Tin is obtained from the mineral cassiterite. The silvery-white metal is malleable, ductile, not easily oxidized in air and can resist corrosion from distilled water, soft water, tap water and seawater. However, it can be compromised by strong acids, alkalis and acid salts.
Because of its corrosion-resistant properties, tin is often used as a protective coating for other metals, such as lead, zinc and steel. Tin bonds readily to iron, and can also be alloyed with other metals, such as copper, to make bronze or pewter. In addition, tin is commonly used in solders for joining pipes or electric circuits, in bearing alloys and in glass making. Besides those applications, tin is used in the manufacturing of chemical compounds.
In terms of where tin is produced, the US Geological Survey states that in 2014, the world’s top producer was China, which put out an impressive 125,000 MT. It was followed by Indonesia at 84,000 MT and Peru at 23,700 MT. Total world output for the year was 296,000 MT, and world reserves sit at 4.8 million MT.
As of 2012, the world’s top tin-producing company was China’s Yunnan Tin (SZSE:000960), which produced 69,760 MT of refined tin. That’s well in front of second-place Malaysia Smelting (KLSE:SMELT), which produced just 37,792 MT in 2012, and up 24.2 percent from the previous year.

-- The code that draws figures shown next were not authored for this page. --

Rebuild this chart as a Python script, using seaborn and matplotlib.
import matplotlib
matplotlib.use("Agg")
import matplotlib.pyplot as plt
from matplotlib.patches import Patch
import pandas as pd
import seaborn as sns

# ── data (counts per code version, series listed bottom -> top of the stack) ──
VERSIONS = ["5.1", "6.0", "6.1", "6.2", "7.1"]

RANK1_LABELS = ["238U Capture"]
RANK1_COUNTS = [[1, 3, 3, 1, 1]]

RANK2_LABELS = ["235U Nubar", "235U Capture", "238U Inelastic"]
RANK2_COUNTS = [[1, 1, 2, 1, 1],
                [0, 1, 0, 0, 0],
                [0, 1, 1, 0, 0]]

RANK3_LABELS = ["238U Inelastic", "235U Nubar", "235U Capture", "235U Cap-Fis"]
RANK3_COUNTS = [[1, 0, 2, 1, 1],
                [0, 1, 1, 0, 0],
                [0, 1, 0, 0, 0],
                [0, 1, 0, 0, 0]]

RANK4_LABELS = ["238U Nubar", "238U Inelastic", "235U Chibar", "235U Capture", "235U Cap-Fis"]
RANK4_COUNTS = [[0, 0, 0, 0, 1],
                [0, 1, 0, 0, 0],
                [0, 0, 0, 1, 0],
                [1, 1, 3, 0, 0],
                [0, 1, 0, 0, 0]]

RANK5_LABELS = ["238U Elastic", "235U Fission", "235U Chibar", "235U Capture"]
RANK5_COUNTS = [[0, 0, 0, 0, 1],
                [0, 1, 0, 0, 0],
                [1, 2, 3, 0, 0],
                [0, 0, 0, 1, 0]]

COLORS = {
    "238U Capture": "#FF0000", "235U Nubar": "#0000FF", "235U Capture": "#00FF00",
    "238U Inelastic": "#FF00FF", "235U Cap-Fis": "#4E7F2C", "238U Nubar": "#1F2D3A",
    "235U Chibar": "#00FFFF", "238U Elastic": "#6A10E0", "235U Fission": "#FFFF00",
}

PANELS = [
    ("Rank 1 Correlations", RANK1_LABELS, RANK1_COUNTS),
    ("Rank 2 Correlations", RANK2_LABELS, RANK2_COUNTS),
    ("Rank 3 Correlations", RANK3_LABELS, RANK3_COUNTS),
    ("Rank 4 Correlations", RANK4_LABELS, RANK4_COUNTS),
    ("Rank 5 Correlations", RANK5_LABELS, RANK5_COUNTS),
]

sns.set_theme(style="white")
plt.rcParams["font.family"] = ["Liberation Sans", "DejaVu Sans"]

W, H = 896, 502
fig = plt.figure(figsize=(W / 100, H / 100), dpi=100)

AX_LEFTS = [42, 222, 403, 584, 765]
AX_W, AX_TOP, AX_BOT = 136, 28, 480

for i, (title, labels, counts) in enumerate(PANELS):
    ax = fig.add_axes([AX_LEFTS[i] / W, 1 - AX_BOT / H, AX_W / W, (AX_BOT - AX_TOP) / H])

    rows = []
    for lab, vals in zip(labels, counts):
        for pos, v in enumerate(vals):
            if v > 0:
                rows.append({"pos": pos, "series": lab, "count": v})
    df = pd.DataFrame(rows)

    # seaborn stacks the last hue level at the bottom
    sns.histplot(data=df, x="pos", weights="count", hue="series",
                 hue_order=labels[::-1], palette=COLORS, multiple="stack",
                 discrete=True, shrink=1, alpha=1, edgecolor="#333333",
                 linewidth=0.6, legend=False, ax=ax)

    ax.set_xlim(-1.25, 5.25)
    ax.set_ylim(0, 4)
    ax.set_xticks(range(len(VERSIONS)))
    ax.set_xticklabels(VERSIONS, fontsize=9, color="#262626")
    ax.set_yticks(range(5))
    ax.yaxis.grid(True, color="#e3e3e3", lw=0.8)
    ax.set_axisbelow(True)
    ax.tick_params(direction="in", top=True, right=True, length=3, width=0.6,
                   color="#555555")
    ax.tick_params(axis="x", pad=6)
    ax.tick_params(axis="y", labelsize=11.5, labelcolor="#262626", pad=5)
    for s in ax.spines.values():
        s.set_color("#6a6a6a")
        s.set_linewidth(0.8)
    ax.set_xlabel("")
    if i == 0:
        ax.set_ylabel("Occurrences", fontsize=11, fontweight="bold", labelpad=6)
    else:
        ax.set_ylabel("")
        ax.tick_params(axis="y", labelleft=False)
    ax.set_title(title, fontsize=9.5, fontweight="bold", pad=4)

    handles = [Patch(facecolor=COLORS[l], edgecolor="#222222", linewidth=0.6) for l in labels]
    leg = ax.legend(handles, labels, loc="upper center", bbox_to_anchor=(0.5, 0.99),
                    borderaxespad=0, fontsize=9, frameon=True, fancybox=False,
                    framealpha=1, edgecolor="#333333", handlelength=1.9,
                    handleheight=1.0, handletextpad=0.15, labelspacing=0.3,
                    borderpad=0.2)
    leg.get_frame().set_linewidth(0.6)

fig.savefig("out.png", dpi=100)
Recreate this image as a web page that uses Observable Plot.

Much has been expected of tin in the last few years, and while 2014 didn’t live up to market watchers’ expectations, 2015 may prove to be the year that the situation changes. Analysts were predicting at the beginning of the year that Indonesia and China would have a harder time mining the metal due to declining ore grades; meanwhile, they saw demand for tin increasing due to expanded use in electronics.
Indeed, Caroline Bain, an economist for London-based consultancy Capital Economics, said at that time, “[t]in should actually be a beneficiary of any rebalancing of the Chinese economy toward more consumption-driven growth, given that its primary use is in consumer electronics.”
Standard Bank also predicted then that tin would perform well in 2015, describing it as having the best outlook of the six main industrial metals on the London Metal Exchange. It said it saw the metal entering a period of deficit through 2016, in comparison to copper, aluminum and zinc, which it anticipated being oversupplied.
“Of all the base metals, we are most bullish on the fundamentals of the tin market, due to structural supply shortages and a lack of enough advanced mining projects to remedy the problem in the foreseeable future,” said one analyst at Standard Bank.
In terms of price, Capital Economics sees the tin price reaching $23,000 per tonne by the end of 2015, then hitting $24,000 per tonne by late 2016.